The Labour Party is torn between the old-fashioned socialist militants who made Jeremy Corbyn leader and the respectable corporate types who actually run the party and serve in the House of Commons. The UK has legislation requiring fixed-term parliaments, so May needed the support of Labour in a Commons vote in order to hold an early election. A Parliament can still be dismissed early if there is a vote of no confidence in the government, or if two-thirds of MPs vote to allow it.
Which they did. Corbyn loyalists, uncertain whether their man could survive as leader until 2020, had little reason not to consent to the snap vote. Labourite Corbyn-haters, seeing a chance to dispose of their village-Marxist boss without the dangers of a party coup, went along too. They almost seem to be half-throwing the election, relieved to have some prospect of Labour returning to power before 2025.
Meanwhile, the Scottish National Party, seemingly in firm control of Scottish politics and culture, made the Quebec mistake of talking about another independence referendum too soon after losing one.

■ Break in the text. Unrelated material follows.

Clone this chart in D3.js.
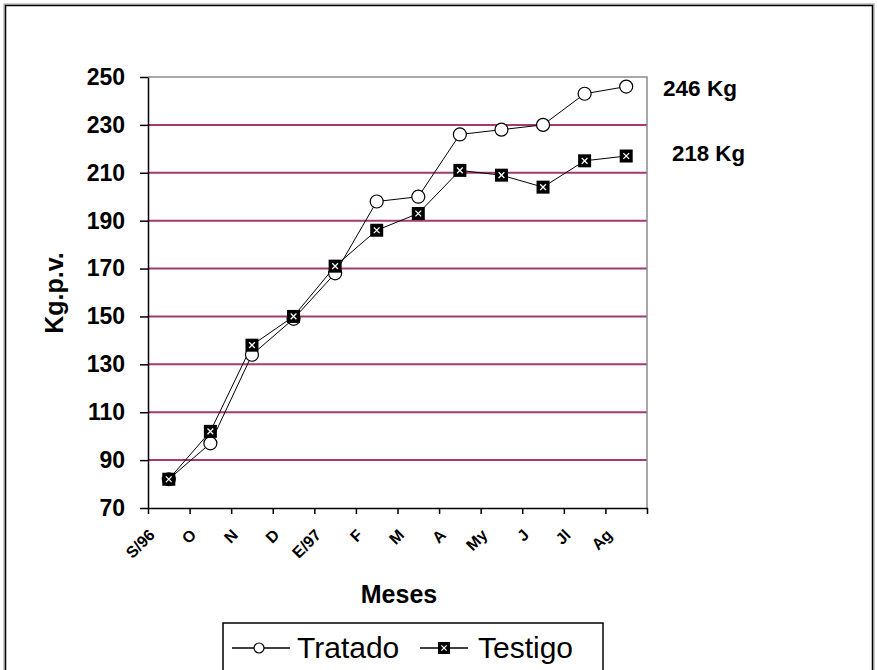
<!DOCTYPE html>
<html>
<head>
<meta charset="utf-8">
<script src="https://cdn.jsdelivr.net/npm/d3@7"></script>
<style>
  html, body { margin: 0; padding: 0; background: #fff; }
  svg { display: block; font-family: "Liberation Sans", Arial, sans-serif; }
</style>
</head>
<body>
<svg id="chart" width="877" height="670"></svg>
<script>
const months = ["S/96", "O", "N", "D", "E/97", "F", "M", "A", "My", "J", "Jl", "Ag"];
const tratado = [82, 97, 134, 149, 168, 198, 200, 226, 228, 230, 243, 246];
const testigo = [82, 102, 138, 150, 171, 186, 193, 211, 209, 204, 215, 217];
const yTicks = [70, 90, 110, 130, 150, 170, 190, 210, 230, 250];
const seriesNames = ["Tratado", "Testigo"];
const endLabels = ["246 Kg", "218 Kg"];

const svg = d3.select("#chart");

// outer frame
svg.append("rect").attr("x", 4).attr("y", 4).attr("width", 870).attr("height", 720)
  .attr("fill", "none").attr("stroke", "#9a9a9a").attr("stroke-width", 1);
svg.append("rect").attr("x", 5.5).attr("y", 5.5).attr("width", 867).attr("height", 720)
  .attr("fill", "none").attr("stroke", "#000").attr("stroke-width", 1.5);

const pLeft = 148, pRight = 647, pTop = 77, pBottom = 508;

const x = d3.scaleBand().domain(months).range([pLeft, pRight]).padding(0);
const xEdge = d3.scaleLinear().domain([0, months.length]).range([pLeft, pRight]);
const y = d3.scaleLinear().domain([70, 250]).range([pBottom, pTop]);
const cx = d => x(d) + x.bandwidth() / 2;

// gridlines
svg.append("g").selectAll("line").data(yTicks.filter(v => v > 70 && v < 250)).join("line")
  .attr("x1", pLeft).attr("x2", pRight)
  .attr("y1", d => y(d)).attr("y2", d => y(d))
  .attr("stroke", "#a33a72").attr("stroke-width", 2);

// plot border top/right
svg.append("path")
  .attr("d", `M${pLeft},${pTop}H${pRight}V${pBottom}`)
  .attr("fill", "none").attr("stroke", "#8c8c8c").attr("stroke-width", 1.5);

// y axis
const yAxis = svg.append("g").attr("transform", `translate(${pLeft},0)`)
  .call(d3.axisLeft(y).tickValues(yTicks).tickSize(8).tickPadding(15).tickSizeOuter(0));
yAxis.selectAll("text").attr("font-size", 23).attr("font-weight", "bold")
  .attr("font-family", "Liberation Sans, Arial, sans-serif").attr("fill", "#000");
yAxis.select(".domain").attr("stroke", "#000").attr("stroke-width", 1.5);
yAxis.selectAll(".tick line").attr("stroke", "#000").attr("stroke-width", 1.5);

// x axis (ticks at category edges)
const xAxis = svg.append("g").attr("transform", `translate(0,${pBottom})`)
  .call(d3.axisBottom(xEdge).tickValues(d3.range(months.length + 1)).tickSize(6).tickSizeOuter(0).tickFormat(""));
xAxis.select(".domain").attr("stroke", "#000").attr("stroke-width", 1.5);
xAxis.selectAll(".tick line").attr("stroke", "#000").attr("stroke-width", 1.5);

// x labels rotated 45 degrees, anchored at their end
svg.append("g").selectAll("text").data(months).join("text")
  .attr("transform", d => `translate(${cx(d) - 13},${pBottom + 28}) rotate(-45)`)
  .attr("text-anchor", "end")
  .attr("font-size", 16).attr("font-weight", "bold")
  .text(d => d);

// axis titles
svg.append("text").attr("transform", `translate(63,293) rotate(-90)`)
  .attr("text-anchor", "middle").attr("font-size", 25).attr("font-weight", "bold")
  .text("Kg.p.v.");
svg.append("text").attr("x", 399).attr("y", 603)
  .attr("text-anchor", "middle").attr("font-size", 25).attr("font-weight", "bold")
  .text("Meses");

// lines
const line = d3.line().x((d, i) => cx(months[i])).y(d => y(d));
svg.append("path").datum(testigo).attr("d", line)
  .attr("fill", "none").attr("stroke", "#000").attr("stroke-width", 1);
svg.append("path").datum(tratado).attr("d", line)
  .attr("fill", "none").attr("stroke", "#000").attr("stroke-width", 1);

// markers
function squareMarker(g, px, py, s) {
  g.append("rect").attr("x", px - s / 2).attr("y", py - s / 2).attr("width", s).attr("height", s)
    .attr("fill", "#000");
  const k = s * 0.22;
  g.append("path").attr("d", `M${px - k},${py - k}L${px + k},${py + k}M${px + k},${py - k}L${px - k},${py + k}`)
    .attr("stroke", "#fff").attr("stroke-width", 1.3);
}
function circleMarker(g, px, py, r) {
  g.append("circle").attr("cx", px).attr("cy", py).attr("r", r)
    .attr("fill", "#fff").attr("stroke", "#000").attr("stroke-width", 1.2);
}
const mt = svg.append("g");
tratado.forEach((v, i) => circleMarker(mt, cx(months[i]), y(v), 6.5));
const ms = svg.append("g");
testigo.forEach((v, i) => squareMarker(ms, cx(months[i]), y(v), 13));

// end labels
svg.append("text").attr("x", 663).attr("y", 96).attr("font-size", 22).attr("font-weight", "bold")
  .attr("textLength", 74).attr("lengthAdjust", "spacingAndGlyphs").text(endLabels[0]);
svg.append("text").attr("x", 672).attr("y", 161).attr("font-size", 22).attr("font-weight", "bold")
  .attr("textLength", 73).attr("lengthAdjust", "spacingAndGlyphs").text(endLabels[1]);

// legend
const lg = svg.append("g");
lg.append("rect").attr("x", 223).attr("y", 623).attr("width", 380).attr("height", 80)
  .attr("fill", "#fff").attr("stroke", "#000").attr("stroke-width", 1.5);
lg.append("line").attr("x1", 232).attr("x2", 290).attr("y1", 648).attr("y2", 648)
  .attr("stroke", "#000").attr("stroke-width", 1.3);
circleMarker(lg, 259, 648, 5);
lg.append("text").attr("x", 297).attr("y", 658).attr("font-size", 30).text(seriesNames[0]);
lg.append("line").attr("x1", 420).attr("x2", 468).attr("y1", 648).attr("y2", 648)
  .attr("stroke", "#000").attr("stroke-width", 1.3);
squareMarker(lg, 444, 648, 12);
lg.append("text").attr("x", 478).attr("y", 658).attr("font-size", 30).text(seriesNames[1]);
</script>
</body>
</html>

It is a classic shark jump. The people of Scotland seem to have realized that within Scotland, the UK general election will be a referendum on whether they want another divisive, stressful independence struggle right away.
This is not looking like good news for the strident but useless SNP delegation to Westminster. Polls show the Conservatives running a strong second in Scotland, with a chance of taking ten or so seats away from the Nats. Four years ago, I would have fully expected to be typing “Jesus Christ just held a press conference in Clackmannanshire” before I typed the words in that last sentence.